I’m sure each of us can think of someone in our life who is passive-aggressive or who reacts in ways we can’t understand. I’m also sure that each of us can think of an instance (or many) in our own lives where we “over-reacted.” This kind of acting out or over-reacting point towards untended internal business. Ironically though, emotional explosions point to the richness and emotional depth available to us but that we often avoid.

Usually, it’s exactly when we need to turn inward that we seek external distractions. It’s so tempting and easy to surrender to the external world: movies, talking, facebook, eating, friends, arguments – the list is endless. What I’ve experienced, however, is that the more I engage in external things, the less connected I feel to myself. When I’m in that hyperactive external “Doing” mode, my sense of reality and my sense of self becomes warped. The feedback I recieve from the world completely clashes with my own perception of what’s happening. For example, someone will say, “You seem really confidant and strong.” But my heart is pounding so fast in my chest I’m surprised my eyeballs aren’t vibrating. Turning inwards is crucial for me; I feel like I’m constantly processing new information, growing, changing, opening, closing. At my core, I experience a peaceful chaos. When I’m connected to myself, I’m peaceful; when distracted too long, chaos ensues.

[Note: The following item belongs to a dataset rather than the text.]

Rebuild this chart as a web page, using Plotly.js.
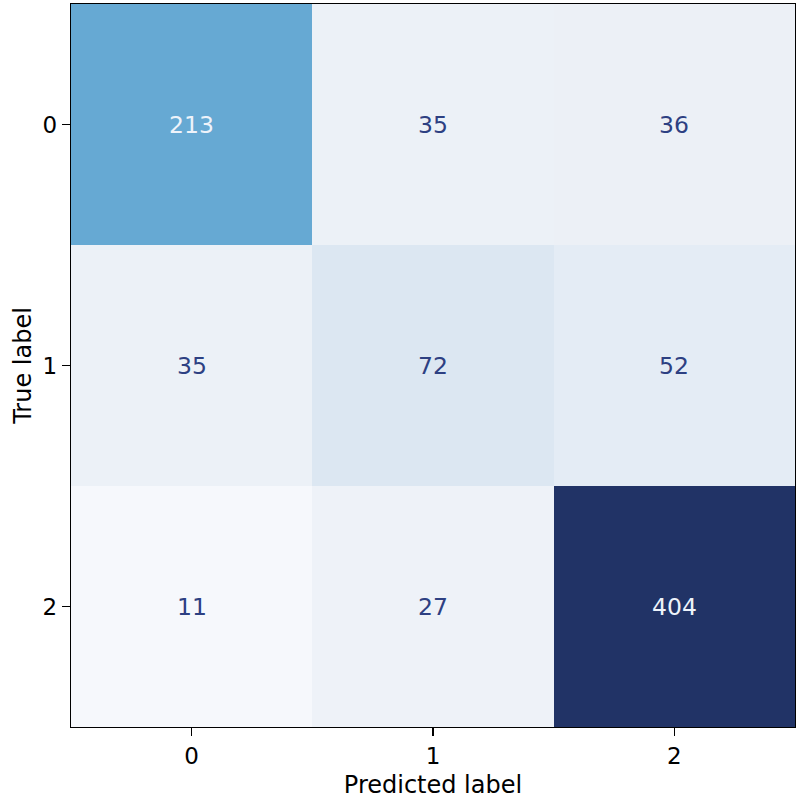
<!DOCTYPE html>
<html><head><meta charset="utf-8">
<script src="https://cdn.plot.ly/plotly-3.0.1.min.js"></script>
<style>body{margin:0;background:#fff}#c{width:800px;height:799px}</style>
</head><body><div id="c"></div>
<script>
const predictedLabels = ['0','1','2'];
const trueLabels = ['0','1','2'];
const row0 = [213, 35, 36];
const row1 = [35, 72, 52];
const row2 = [11, 27, 404];
const z = [row0, row1, row2];

const zmin = 11, zmax = 404;
const colorscale = [
  [0, '#f6f8fc'], [0.04, '#eef2f8'], [0.07, '#ebf0f6'], [0.105, '#e4ecf5'],
  [0.16, '#dbe6f2'], [0.514, '#66a9d3'], [1, '#213366']
];
const annotations = [];
const thresh = (zmin + zmax) / 2;
z.forEach((row, i) => row.forEach((v, j) => {
  annotations.push({
    x: predictedLabels[j], y: trueLabels[i], text: String(v), showarrow: false,
    font: {family: 'DejaVu Sans', size: 23.5, color: v > thresh * 0.9 ? '#eef3fa' : '#2d4082'}
  });
}));

const data = [{
  type: 'heatmap', x: predictedLabels, y: trueLabels, z: z,
  zmin: zmin, zmax: zmax, colorscale: colorscale, showscale: false, xgap: 0, ygap: 0,
  hoverinfo: 'skip'
}];
const axisCommon = {
  showline: true, mirror: true, linecolor: '#000', linewidth: 1.3,
  ticks: 'outside', ticklen: 8, tickwidth: 1.3, tickcolor: '#000',
  showgrid: false, zeroline: false,
  tickfont: {family: 'DejaVu Sans', size: 23, color: '#000'}
};
const layout = {
  width: 800, height: 799,
  margin: {l: 71, r: 5, t: 4, b: 72},
  paper_bgcolor: '#fff', plot_bgcolor: '#fff',
  xaxis: Object.assign({}, axisCommon, {type: 'category',
    title: {text: 'Predicted label', font: {family: 'DejaVu Sans', size: 24, color: '#000'}, standoff: 14}}),
  yaxis: Object.assign({}, axisCommon, {type: 'category', autorange: 'reversed',
    title: {text: 'True label', font: {family: 'DejaVu Sans', size: 24, color: '#000'}, standoff: 4}}),
  annotations: annotations
};
Plotly.newPlot('c', data, layout, {displayModeBar: false, staticPlot: true});
</script></body></html>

If I try to locate where all this inner activity is taking place, where my core is, I actually can’t. You can sit completely immobile, for instance, yet be intensely active in your mind. Where is that mind-action taking place? The closest I’ve come to an answer is in the concept that our bodies have different layers: the body is one layer, the mind another. Both are equally palpable and real, depending on how in-tune you are. I was intrigued to read more about this in Carolyn Myss’s book The Anatomy of Spirit. Here she discusses in detail the energy fields in our bodies, creating a striking synthesis between Christian, Jewish, and Vedic paradigms. In essence, we are more than 3D; we are comprised of complex intertwined layers of being that work together and separately to inform or sometimes confuse us about who we are and what we feel.

As much as we’d like to label the aggressive man on the plane a jerk, I’m quite certain each of us has a version of him within ourselves. What we ignore does not go away. But when are we consciously seeking contact with the emotional being that is right there under the surface of our skin? Having regular contact with ourselves, allowing ourselves to have an Internal Experience, will not only stave of an impending explosion, it will also make you feel more vibrant and alive.